Your task: Begin at the line containing "Generate a Python" in the entries below and end at the line containing "return 1 - y / H"; transcribe that range exactly and nothing outside it.

Records to use:
#####
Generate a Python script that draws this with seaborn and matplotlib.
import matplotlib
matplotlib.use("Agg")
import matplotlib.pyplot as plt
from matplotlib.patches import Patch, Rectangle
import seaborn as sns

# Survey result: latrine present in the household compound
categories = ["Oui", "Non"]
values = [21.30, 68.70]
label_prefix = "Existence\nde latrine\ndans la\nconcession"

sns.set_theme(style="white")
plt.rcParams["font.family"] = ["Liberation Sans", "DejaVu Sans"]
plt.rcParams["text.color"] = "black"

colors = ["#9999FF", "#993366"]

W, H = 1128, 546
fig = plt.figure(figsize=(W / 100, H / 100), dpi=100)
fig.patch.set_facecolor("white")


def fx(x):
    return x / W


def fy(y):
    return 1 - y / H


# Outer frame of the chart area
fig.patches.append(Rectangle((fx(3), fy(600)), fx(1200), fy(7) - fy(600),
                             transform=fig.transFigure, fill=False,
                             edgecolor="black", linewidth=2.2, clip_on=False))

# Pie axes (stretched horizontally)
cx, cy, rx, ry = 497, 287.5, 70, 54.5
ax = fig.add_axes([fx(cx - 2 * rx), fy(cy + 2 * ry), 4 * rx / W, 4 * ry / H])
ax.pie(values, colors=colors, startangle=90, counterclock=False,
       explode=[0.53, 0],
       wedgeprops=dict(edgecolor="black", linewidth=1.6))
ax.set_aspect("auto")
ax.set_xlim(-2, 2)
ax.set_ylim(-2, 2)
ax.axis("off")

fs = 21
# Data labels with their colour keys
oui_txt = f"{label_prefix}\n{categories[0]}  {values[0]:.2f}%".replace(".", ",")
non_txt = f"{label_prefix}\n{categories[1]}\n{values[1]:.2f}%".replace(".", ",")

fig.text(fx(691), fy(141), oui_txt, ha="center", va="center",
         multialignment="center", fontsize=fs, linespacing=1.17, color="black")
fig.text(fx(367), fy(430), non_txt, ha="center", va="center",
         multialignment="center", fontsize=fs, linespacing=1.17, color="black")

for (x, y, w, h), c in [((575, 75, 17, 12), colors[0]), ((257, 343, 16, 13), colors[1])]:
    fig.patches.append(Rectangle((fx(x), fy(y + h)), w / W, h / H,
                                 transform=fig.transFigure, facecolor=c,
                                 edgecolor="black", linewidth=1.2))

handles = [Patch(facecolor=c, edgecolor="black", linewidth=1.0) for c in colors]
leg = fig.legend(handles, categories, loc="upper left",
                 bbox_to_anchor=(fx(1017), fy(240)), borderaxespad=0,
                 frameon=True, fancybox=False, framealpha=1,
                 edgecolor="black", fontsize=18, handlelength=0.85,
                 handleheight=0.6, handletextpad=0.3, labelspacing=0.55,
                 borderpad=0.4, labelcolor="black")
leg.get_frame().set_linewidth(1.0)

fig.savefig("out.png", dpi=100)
#####
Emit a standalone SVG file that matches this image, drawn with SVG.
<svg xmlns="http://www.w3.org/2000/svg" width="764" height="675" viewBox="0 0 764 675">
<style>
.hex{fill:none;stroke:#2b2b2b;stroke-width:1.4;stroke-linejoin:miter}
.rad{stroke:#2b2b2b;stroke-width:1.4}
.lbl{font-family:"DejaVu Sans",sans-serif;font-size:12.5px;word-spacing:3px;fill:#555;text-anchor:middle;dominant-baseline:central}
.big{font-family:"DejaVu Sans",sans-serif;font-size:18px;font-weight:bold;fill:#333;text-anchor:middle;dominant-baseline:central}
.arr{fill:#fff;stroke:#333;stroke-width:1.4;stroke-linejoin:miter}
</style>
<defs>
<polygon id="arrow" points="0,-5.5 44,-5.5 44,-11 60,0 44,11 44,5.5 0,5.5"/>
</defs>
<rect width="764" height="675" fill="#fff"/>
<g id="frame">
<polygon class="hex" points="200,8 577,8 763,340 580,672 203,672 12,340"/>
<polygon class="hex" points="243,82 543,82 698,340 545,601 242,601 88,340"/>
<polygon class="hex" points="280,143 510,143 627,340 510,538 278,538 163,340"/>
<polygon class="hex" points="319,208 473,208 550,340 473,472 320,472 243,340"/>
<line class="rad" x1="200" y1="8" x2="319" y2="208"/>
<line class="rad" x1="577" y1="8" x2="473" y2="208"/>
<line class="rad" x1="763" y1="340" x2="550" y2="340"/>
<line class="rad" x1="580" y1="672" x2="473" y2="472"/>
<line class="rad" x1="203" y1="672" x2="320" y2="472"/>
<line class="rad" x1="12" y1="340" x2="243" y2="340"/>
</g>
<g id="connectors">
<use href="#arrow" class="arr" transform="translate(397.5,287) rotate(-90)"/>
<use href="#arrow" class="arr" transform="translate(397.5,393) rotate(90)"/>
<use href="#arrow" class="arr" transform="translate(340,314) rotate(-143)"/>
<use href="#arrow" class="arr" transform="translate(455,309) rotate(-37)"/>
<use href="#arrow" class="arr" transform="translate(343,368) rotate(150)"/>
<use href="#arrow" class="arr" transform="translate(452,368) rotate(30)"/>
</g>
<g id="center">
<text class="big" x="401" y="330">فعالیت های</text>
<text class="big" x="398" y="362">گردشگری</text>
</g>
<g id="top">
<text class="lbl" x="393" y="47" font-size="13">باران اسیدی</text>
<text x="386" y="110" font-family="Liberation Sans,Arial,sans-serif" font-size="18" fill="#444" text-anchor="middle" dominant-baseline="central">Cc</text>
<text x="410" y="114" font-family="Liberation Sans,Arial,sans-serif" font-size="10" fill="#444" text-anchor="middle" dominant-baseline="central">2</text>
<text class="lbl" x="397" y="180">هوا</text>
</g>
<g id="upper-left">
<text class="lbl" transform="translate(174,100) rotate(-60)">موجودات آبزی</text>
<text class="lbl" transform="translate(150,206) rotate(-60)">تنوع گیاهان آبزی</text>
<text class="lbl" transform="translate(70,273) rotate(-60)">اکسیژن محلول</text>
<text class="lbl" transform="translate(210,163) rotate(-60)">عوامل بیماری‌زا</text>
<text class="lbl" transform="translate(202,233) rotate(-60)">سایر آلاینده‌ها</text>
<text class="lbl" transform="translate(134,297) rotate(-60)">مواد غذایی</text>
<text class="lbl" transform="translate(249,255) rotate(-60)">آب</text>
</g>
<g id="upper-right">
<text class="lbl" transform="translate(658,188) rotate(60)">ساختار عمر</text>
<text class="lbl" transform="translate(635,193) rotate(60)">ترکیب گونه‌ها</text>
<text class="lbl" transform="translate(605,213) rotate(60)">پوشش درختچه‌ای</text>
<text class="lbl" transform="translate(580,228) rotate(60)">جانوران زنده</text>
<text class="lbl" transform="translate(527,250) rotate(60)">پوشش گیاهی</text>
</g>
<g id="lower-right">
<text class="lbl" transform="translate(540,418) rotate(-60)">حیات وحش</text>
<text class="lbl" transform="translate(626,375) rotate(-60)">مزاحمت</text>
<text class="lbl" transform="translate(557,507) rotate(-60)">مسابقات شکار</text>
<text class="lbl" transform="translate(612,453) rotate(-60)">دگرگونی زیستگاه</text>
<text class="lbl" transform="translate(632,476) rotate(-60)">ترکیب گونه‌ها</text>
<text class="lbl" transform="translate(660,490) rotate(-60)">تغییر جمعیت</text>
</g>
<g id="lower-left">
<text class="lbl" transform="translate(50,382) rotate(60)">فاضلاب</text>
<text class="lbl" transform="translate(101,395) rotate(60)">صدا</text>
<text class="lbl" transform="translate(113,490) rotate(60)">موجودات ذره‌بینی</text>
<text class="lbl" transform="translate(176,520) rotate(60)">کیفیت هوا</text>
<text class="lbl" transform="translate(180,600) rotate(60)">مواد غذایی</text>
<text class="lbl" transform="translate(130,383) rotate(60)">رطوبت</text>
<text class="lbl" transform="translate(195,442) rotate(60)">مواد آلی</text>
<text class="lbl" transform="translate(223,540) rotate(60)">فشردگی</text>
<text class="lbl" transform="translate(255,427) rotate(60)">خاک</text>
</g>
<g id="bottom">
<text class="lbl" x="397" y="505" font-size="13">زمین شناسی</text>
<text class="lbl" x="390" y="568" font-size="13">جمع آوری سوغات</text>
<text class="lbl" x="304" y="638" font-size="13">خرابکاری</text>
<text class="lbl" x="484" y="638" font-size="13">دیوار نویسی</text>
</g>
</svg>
#####
Answer to this task:
Generate a Python script that draws this with seaborn and matplotlib.
import matplotlib
matplotlib.use("Agg")
import matplotlib.pyplot as plt
from matplotlib.patches import Patch, Rectangle
import seaborn as sns

# Survey result: latrine present in the household compound
categories = ["Oui", "Non"]
values = [21.30, 68.70]
label_prefix = "Existence\nde latrine\ndans la\nconcession"

sns.set_theme(style="white")
plt.rcParams["font.family"] = ["Liberation Sans", "DejaVu Sans"]
plt.rcParams["text.color"] = "black"

colors = ["#9999FF", "#993366"]

W, H = 1128, 546
fig = plt.figure(figsize=(W / 100, H / 100), dpi=100)
fig.patch.set_facecolor("white")


def fx(x):
    return x / W


def fy(y):
    return 1 - y / H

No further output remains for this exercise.